Workforce Woes

Why do we see managers so disconnected with workers? Many CEOs proclaimed they understand their workers. Yet, most don’t! In fact, one reason organizations do not reach peak performance is because managers do not understand their employees’ motivation. Since the industrial age, researchers have recognized that both technical and social factors impact organizational performance.

Daniel Wren, author of The Evolution of Management Thought, concludes that analyzing a social system gives management an avenue to measure conflict between the “logic of efficiency” demanded by the formal organization and the “logic by sentiments” by the informal organization.

 Workers are frustrated with the status quo.  According to a American Psychological Association study, four in 10 employees say a heavy workload, unrealistic job expectations, and long hours have created stress. With fierce global competition, I found it surprising that managers move toward the quick fixes like downsizing for short-term gain without analyzing the organization over the long term.

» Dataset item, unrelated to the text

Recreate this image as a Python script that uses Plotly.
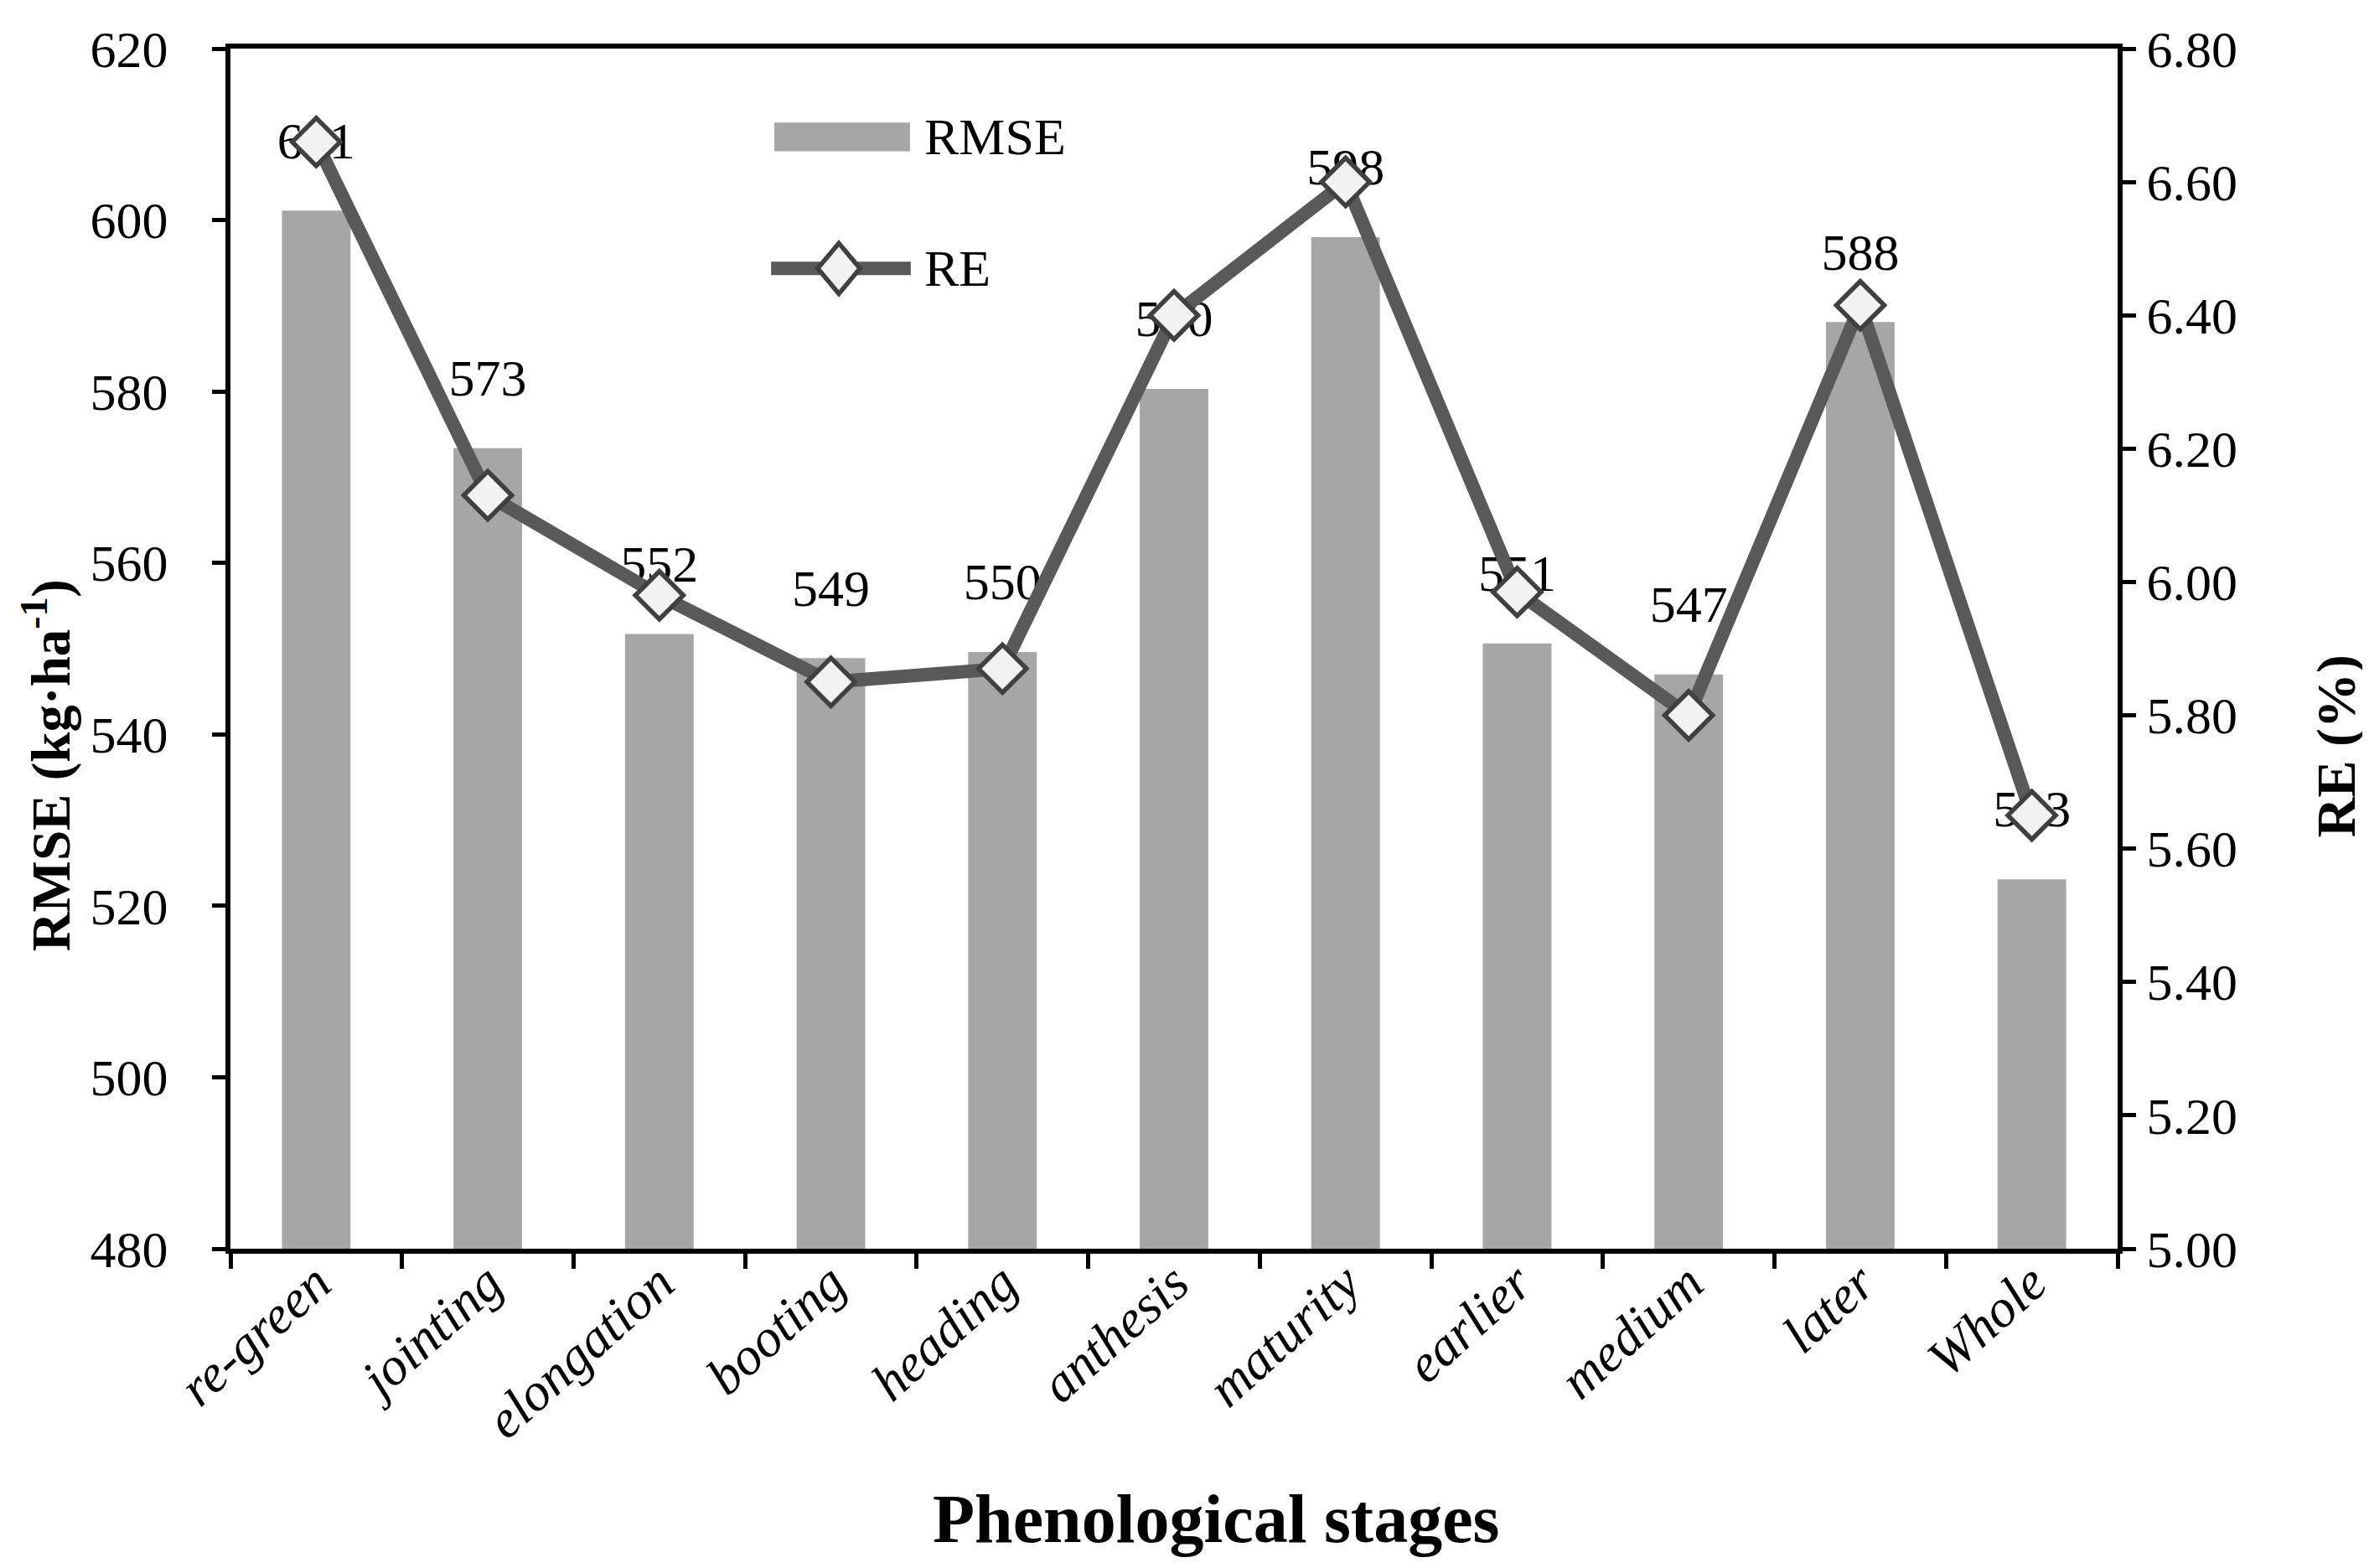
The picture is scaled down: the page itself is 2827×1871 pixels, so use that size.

This process isn’t easy. Yet, understanding workers need to be a priority. 

The current financial meltdown has forever changed our confident in traditional institutions. The private and public sectors are no exceptions. However, many organizations gain comfort in knowing that most employees will not leave due to this economic crisis. Yet, employee loyalty is at a three year low. According to MetLife’s 9th Annual study of Employee Benefit Trends, frustrated workers are secretly undertaking job searches in hopes of new opportunities when the market recovers.

In high-performance organizations, an environment is created where managers and workers coexist. In profit hunting, many businesses lose focus of the importance of socio-technical systems. Given precepts, it becomes evident that there is an increasing disconnect between leaders and followers in today’s organizations. To some managers, the problem with today’s workforce is simple a physical problem which is lack of motivated workers. Yet, the reality of the matter is that the workforce pressures are affecting workers holistically.  

What can be done to connect senior executives with the plight of today’s workers so that they can learn how to effectively motivate the workforce?

© 2011 by Daryl D. Green

[1] The Evolution of Management Thought by Daniel Wren

[2] “Workers eager to job hunt as morale plunges” by Laura Petrecca

[3] “Workers eager to job hunt as morale plunges” by Laura Petrecca

17 thoughts on “Workforce Woes

  1. Ideally, senior executives would work their way to the top by doing every job in between top and lower level positions. Typically this does not happen though because most companies use a form of chain networking. This means that workers communicate in a predetermined sequence, like an assembly line (Jones & George, 2009). In order to better understand employees, senior executives need to implement employee engagement. “Employee engagement refers to the connection and commitment employees exhibit toward an organization, leading to higher levels of productive work behaviors” (“Developing and Sustaining,” 2010). Upper management needs to effectively engage employees with open communication. Effective management needs to execute:
    -clear and complete messages
    -include feedback mechanisms
    -pay attention and listen
    -be aware of linguistic styles

    By incorporating these basic practices, top level executives will have a better understanding of their employees and improve employee relations.

    Jones, G.R., & George, J.M. (2009). Contemporary management (6th ed.). New York, NY: McGraw-Hill Irwin.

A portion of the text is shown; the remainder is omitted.